Para ulama mengambil kesimpulan bahwa hukum ghibah atau gosip itu terbagi tiga yaitu haram, wajib, dan halal (boleh).
1. Haram
Hukum asal gosip adalah haram. Gosip yang haram adalah ketika kita membicarakan aib sesama muslim yang dirahasiakan. Baik aib itu terkait dengan bentuk fisik atau perilaku; terkait dengan agama atau duniawi.
Yang menjadi perselisihan ulama hanyalah apakah gosip termasuk dosa besar atau kecil. Mayoritas ulama menganggapnya sebagai dosa besar. Menurut Ibnu Hajar Al-Haitami ghibah dan namimah (adu domba) termasuk dosa besar.
Imam Nawawi dalam kitab Al-Adzkar berkata: Ghibah itu haram tidak hanya bagi pembawa gosip tapi juga bagi pendengar yang mendengar dan mengakui. Maka wajib bagi siapa saja yang mendengar orang memulai berghibah untuk berusaha menghentikannya apabila ia tidak kuatir pada potensi ancaman.
Apabila takut maka ia wajib mengingkari dengan hatinya dan keluar dari majelis pertemuan kalau memungkinkan. Apabila mampu mengingkari dengan lisan atau dengan mengalihkan pembicaraan maka hal itu wajib dilakukan. Apabila tidak dilakukan, maka ia berdosa.
2. Wajib
Ghibah atau membicarakan/menyebut aib orang lain adakalanya wajib. Hal itu terjadi dalam situasi di mana ia dapat menyelamatkan seseorang dari bencana atau potensi terjadinya sesuatu yang kurang baik. Misalnya, ada seorang pria atau wanita yang ingin menikah.
Dia meminta nasihat tentang calon pasangannya. Maka, si pemberi nasihat wajib memberi tahu keburukan atau aib calon pasangannya sesuai dengan fakta yang diketahui pemberi nasihat. Atau seperti si A memberitahu pada si B bahwa si C berencana untuk mencuri hartanya atau membunuhnya atau mencelakakan istrinya, dlsb. Ini termasuk dalam kategori memberi nasihat.
3. Boleh
Imam Nawawi dalam Riyadus Shalihin 2/182 membagi gosip atau ghibah yang dibolehkan menjadi enam sebagai berikut:
Pertama, at-tazhallum. Orang yang terzalimi boleh menyebutkan kezaliman seseorang terhadap dirinya. Tentunya hanya bersifat pengaduan kepada orang yang memiliki qudrah (kapasitas) untuk melenyapkan kezaliman.

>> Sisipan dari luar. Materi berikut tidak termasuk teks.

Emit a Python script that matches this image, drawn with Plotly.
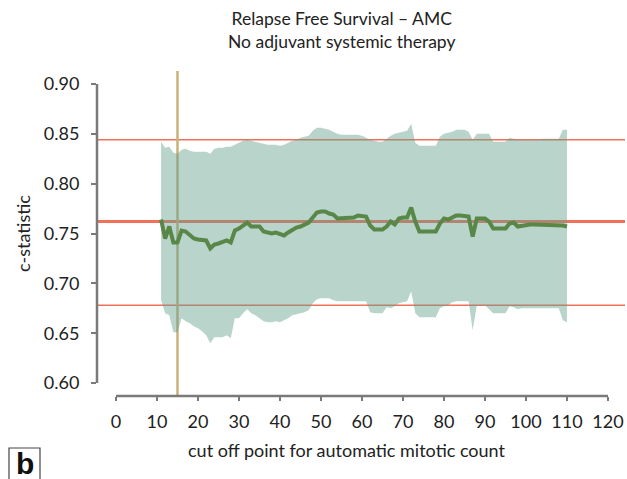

Kedua, isti’ānah (meminta pertolongan) untuk merubah atau menghilangkan kemunkaran. Seperti mengatakan kepada orang atau yang diharapkan mampu menghilangkan kemungkarannya.
Ketiga, al-istifta’ atau meminta fatwa dan nasihat seperti perkataan peminta nasihat kepada mufti, penegak hukum.
Keempat, at-tahdzīr lil muslimīn (memperingatkan orang-orang Islam) dari perbuatan buruk dan memberi nasihat pada mereka.
Kelima, orang yang menampakkan kefasikan dan perilaku maksiatnya. Seperti menampakkan diri saat minum miras (narkoba), berjudi di depan umum, dll.
Keenam, memberi julukan tertentu pada seseorang. Apabila seseorang dikenal dengan julukan.
Kategori dan bolehnya ghibah untuk enam kasus di atas disetujui oleh Imam Qurtubi dan dianggap pendapat yang ijmak.